_CHALLENGE_
Below is some material; set it all down exactly, apart from the pictures.

_MATERIAL_

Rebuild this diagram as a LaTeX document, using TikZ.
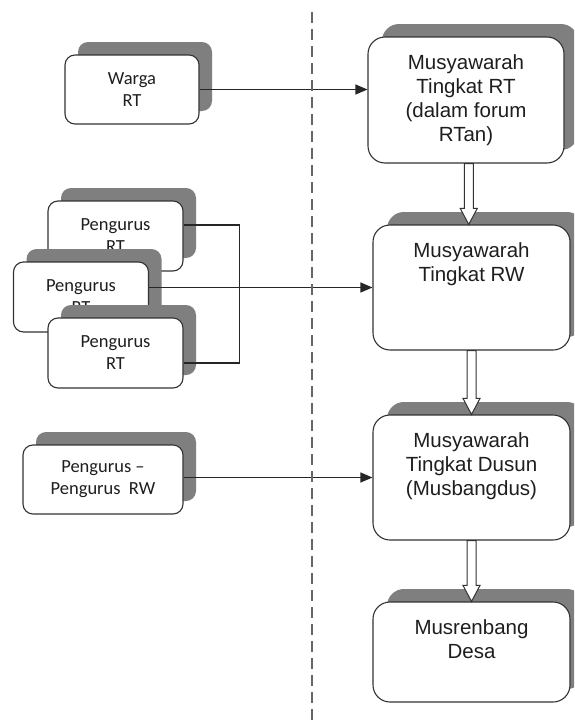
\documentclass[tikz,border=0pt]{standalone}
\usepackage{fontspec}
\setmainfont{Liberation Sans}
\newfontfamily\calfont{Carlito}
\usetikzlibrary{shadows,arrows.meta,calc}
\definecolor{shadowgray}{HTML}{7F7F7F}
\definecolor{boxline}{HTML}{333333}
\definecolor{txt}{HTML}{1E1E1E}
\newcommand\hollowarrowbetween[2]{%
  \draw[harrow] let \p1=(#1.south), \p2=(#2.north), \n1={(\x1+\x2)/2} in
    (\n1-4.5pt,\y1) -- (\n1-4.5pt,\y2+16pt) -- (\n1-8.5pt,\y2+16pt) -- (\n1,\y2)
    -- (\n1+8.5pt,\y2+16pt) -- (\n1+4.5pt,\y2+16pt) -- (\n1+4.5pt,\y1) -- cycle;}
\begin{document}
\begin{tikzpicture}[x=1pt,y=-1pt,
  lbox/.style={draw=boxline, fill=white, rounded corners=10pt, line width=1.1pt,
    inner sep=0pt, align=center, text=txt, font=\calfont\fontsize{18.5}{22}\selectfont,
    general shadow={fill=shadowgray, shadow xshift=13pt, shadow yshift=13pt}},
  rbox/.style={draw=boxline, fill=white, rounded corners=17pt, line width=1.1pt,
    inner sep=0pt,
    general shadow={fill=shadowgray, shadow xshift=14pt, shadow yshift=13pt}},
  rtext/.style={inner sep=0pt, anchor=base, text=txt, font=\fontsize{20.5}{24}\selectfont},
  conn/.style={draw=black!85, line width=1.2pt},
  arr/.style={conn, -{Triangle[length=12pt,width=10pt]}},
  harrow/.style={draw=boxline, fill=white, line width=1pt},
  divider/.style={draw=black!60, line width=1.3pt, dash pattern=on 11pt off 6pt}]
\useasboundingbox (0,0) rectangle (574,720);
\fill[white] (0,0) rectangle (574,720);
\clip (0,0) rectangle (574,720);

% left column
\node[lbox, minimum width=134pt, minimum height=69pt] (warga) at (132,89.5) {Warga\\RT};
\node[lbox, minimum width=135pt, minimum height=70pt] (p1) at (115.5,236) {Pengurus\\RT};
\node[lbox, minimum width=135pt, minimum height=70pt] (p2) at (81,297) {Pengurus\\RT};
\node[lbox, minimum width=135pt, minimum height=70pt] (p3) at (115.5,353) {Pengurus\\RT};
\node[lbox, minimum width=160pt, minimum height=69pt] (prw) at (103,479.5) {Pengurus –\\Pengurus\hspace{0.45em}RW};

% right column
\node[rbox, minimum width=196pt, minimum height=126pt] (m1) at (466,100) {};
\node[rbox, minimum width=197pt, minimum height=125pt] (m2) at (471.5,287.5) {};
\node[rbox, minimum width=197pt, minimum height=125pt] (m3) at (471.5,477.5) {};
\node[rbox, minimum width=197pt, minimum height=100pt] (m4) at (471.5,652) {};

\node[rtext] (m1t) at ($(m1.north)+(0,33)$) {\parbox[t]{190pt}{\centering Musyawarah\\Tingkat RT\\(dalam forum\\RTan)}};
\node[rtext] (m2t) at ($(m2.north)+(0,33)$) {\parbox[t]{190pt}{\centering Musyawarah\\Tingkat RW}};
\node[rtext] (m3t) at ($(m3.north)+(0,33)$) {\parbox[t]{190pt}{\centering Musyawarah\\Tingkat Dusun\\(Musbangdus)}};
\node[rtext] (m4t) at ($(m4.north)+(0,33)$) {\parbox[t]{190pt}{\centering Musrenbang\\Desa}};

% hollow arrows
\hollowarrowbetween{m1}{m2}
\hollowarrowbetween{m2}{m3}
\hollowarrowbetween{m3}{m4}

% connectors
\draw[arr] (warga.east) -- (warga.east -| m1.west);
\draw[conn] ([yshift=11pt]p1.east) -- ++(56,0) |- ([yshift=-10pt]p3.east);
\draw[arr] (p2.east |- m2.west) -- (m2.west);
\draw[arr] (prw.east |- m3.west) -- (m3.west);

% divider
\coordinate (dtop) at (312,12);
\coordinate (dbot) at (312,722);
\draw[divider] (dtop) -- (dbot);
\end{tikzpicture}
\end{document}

_THE RESULT_
Rebuild this diagram as a LaTeX document, using TikZ.
\documentclass[tikz,border=0pt]{standalone}
\usepackage{fontspec}
\setmainfont{Liberation Sans}
\newfontfamily\calfont{Carlito}
\usetikzlibrary{shadows,arrows.meta,calc}
\definecolor{shadowgray}{HTML}{7F7F7F}
\definecolor{boxline}{HTML}{333333}
\definecolor{txt}{HTML}{1E1E1E}
\newcommand\hollowarrowbetween[2]{%
  \draw[harrow] let \p1=(#1.south), \p2=(#2.north), \n1={(\x1+\x2)/2} in
    (\n1-4.5pt,\y1) -- (\n1-4.5pt,\y2+16pt) -- (\n1-8.5pt,\y2+16pt) -- (\n1,\y2)
    -- (\n1+8.5pt,\y2+16pt) -- (\n1+4.5pt,\y2+16pt) -- (\n1+4.5pt,\y1) -- cycle;}
\begin{document}
\begin{tikzpicture}[x=1pt,y=-1pt,
  lbox/.style={draw=boxline, fill=white, rounded corners=10pt, line width=1.1pt,
    inner sep=0pt, align=center, text=txt, font=\calfont\fontsize{18.5}{22}\selectfont,
    general shadow={fill=shadowgray, shadow xshift=13pt, shadow yshift=13pt}},
  rbox/.style={draw=boxline, fill=white, rounded corners=17pt, line width=1.1pt,
    inner sep=0pt,
    general shadow={fill=shadowgray, shadow xshift=14pt, shadow yshift=13pt}},
  rtext/.style={inner sep=0pt, anchor=base, text=txt, font=\fontsize{20.5}{24}\selectfont},
  conn/.style={draw=black!85, line width=1.2pt},
  arr/.style={conn, -{Triangle[length=12pt,width=10pt]}},
  harrow/.style={draw=boxline, fill=white, line width=1pt},
  divider/.style={draw=black!60, line width=1.3pt, dash pattern=on 11pt off 6pt}]
\useasboundingbox (0,0) rectangle (574,720);
\fill[white] (0,0) rectangle (574,720);
\clip (0,0) rectangle (574,720);

% left column
\node[lbox, minimum width=134pt, minimum height=69pt] (warga) at (132,89.5) {Warga\\RT};
\node[lbox, minimum width=135pt, minimum height=70pt] (p1) at (115.5,236) {Pengurus\\RT};
\node[lbox, minimum width=135pt, minimum height=70pt] (p2) at (81,297) {Pengurus\\RT};
\node[lbox, minimum width=135pt, minimum height=70pt] (p3) at (115.5,353) {Pengurus\\RT};
\node[lbox, minimum width=160pt, minimum height=69pt] (prw) at (103,479.5) {Pengurus –\\Pengurus\hspace{0.45em}RW};

% right column
\node[rbox, minimum width=196pt, minimum height=126pt] (m1) at (466,100) {};
\node[rbox, minimum width=197pt, minimum height=125pt] (m2) at (471.5,287.5) {};
\node[rbox, minimum width=197pt, minimum height=125pt] (m3) at (471.5,477.5) {};
\node[rbox, minimum width=197pt, minimum height=100pt] (m4) at (471.5,652) {};

\node[rtext] (m1t) at ($(m1.north)+(0,33)$) {\parbox[t]{190pt}{\centering Musyawarah\\Tingkat RT\\(dalam forum\\RTan)}};
\node[rtext] (m2t) at ($(m2.north)+(0,33)$) {\parbox[t]{190pt}{\centering Musyawarah\\Tingkat RW}};
\node[rtext] (m3t) at ($(m3.north)+(0,33)$) {\parbox[t]{190pt}{\centering Musyawarah\\Tingkat Dusun\\(Musbangdus)}};
\node[rtext] (m4t) at ($(m4.north)+(0,33)$) {\parbox[t]{190pt}{\centering Musrenbang\\Desa}};

% hollow arrows
\hollowarrowbetween{m1}{m2}
\hollowarrowbetween{m2}{m3}
\hollowarrowbetween{m3}{m4}

% connectors
\draw[arr] (warga.east) -- (warga.east -| m1.west);
\draw[conn] ([yshift=11pt]p1.east) -- ++(56,0) |- ([yshift=-10pt]p3.east);
\draw[arr] (p2.east |- m2.west) -- (m2.west);
\draw[arr] (prw.east |- m3.west) -- (m3.west);

% divider
\coordinate (dtop) at (312,12);
\coordinate (dbot) at (312,722);
\draw[divider] (dtop) -- (dbot);
\end{tikzpicture}
\end{document}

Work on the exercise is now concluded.